E foi esse sendero que o governo de Chávez foi abrindo por entre as veias da América Latina. Seu discurso forte, seu carisma e, fundamentalmente suas ações, guinaram a Venezuela à esquerda e, com ela, começaram a girar também outros países. O Equador, depois de fortes rebeliões indígenas, foi buscando um caminho soberano. A Bolívia, igualmente derrubou presidentes, ardeu em rebelião e apontou novos horizontes, inauditos. Veio uma nova Constituição na Venezuela, participativa, desde baixo. Outro duro golpe no pensamento neoliberal, no modelo ocidental, burguês. Institucionaliza-se o poder popular, coisa inédita nestes confins. Anunciam-se revoluções bolivarianas, cidadãs, culturais. O imperialismo atacou, deu golpe, mas foi derrotado pela massa que já não estava mais excluída da participação. Chávez voltou fortalecido, passou por novas eleições, sempre vencendo. Dia a dia ele falava com seu povo, lia livros, editava outros tantos, orientava estudos. Não era um bravateiro sem estofo. Sabia o que dizia e o que estava fazendo. Não era ainda o socialismo. No máximo, um capitalismo de estado, mas prometia avançar para além. E caminhava.
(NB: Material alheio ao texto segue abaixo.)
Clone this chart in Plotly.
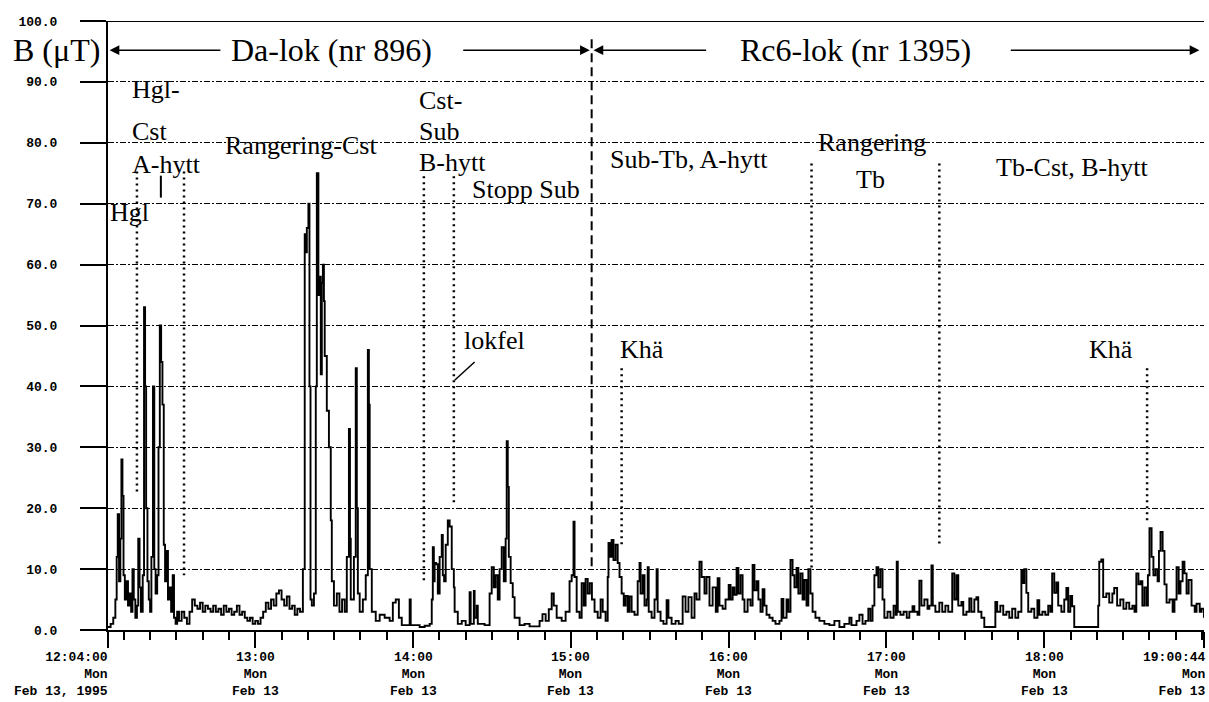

Na esteira das mudanças venezuelanas a Bolívia também mudou. Elegeu Evo Morales, das fileiras indígenas e sindicais, construiu de forma participativa e popular uma nova Constituição, criou um estado Plurinacional, avançou na participação, fez assomar a cultura originária, maioria no país. O Equador seguiu o mesmo diapasão. Nova Constituição, outorgou direitos à natureza, estado pluricultural. Abriu espaço para novos pensares, mais além do socialismo: o sumak kausay, uma forma de organizar a vida embasada em conceitos autóctones, dos povos antigos, coisa completamente nova para quem acreditava que o modelo europeu era o único possível.

A América Latina entrou no novo milênio ardendo em novidade e transformação. Quando alguém fraquejava, lá vinha o Chávez com sua voz de trovão, puxando o timão mais à esquerda. E mesmo quando ele mesmo claudicava, ou cedia ao “possível”, buscava nos autores revolucionários, nos heróis do passado,  a inspiração para reavaliar e avançar. E, assim, esses três países em especial (Venezuela, Bolívia e Equador) começaram a realizar algumas mudanças que finalmente mexiam nas estruturas. Outros, como o Brasil, a Argentina, a Nicarágua, Honduras, Paraguai, Uruguai, principiaram a realizar reformas e a amparar pelo menos alguns pontos do bolivarianismo, como a ideia de soberania e união latino-americana.

Quando, no mês de março de 2013, o câncer venceu o comandante, as coisas já não andavam bem. Na Venezuela era possível observar a subida da inflação e a opção do governo por uma aliança com o setor financeiro. O país não conseguia avançar no caminho do desenvolvimento endógeno, atropelado que fora ano após ano por golpes, contragolpes e ações desestabilizadoras da direita. Apesar de todos os esforços empreendidos, o rentismo petroleiro ainda era o carro chefe da economia do país. A produção - de comida e de outros produtos de uso corrente - não deslanchou. Continuava mais vantajoso ao empresariado nacional seguir com a importação, especulando com o dólar, criando um perigoso mercado paralelo para a moeda estadunidense.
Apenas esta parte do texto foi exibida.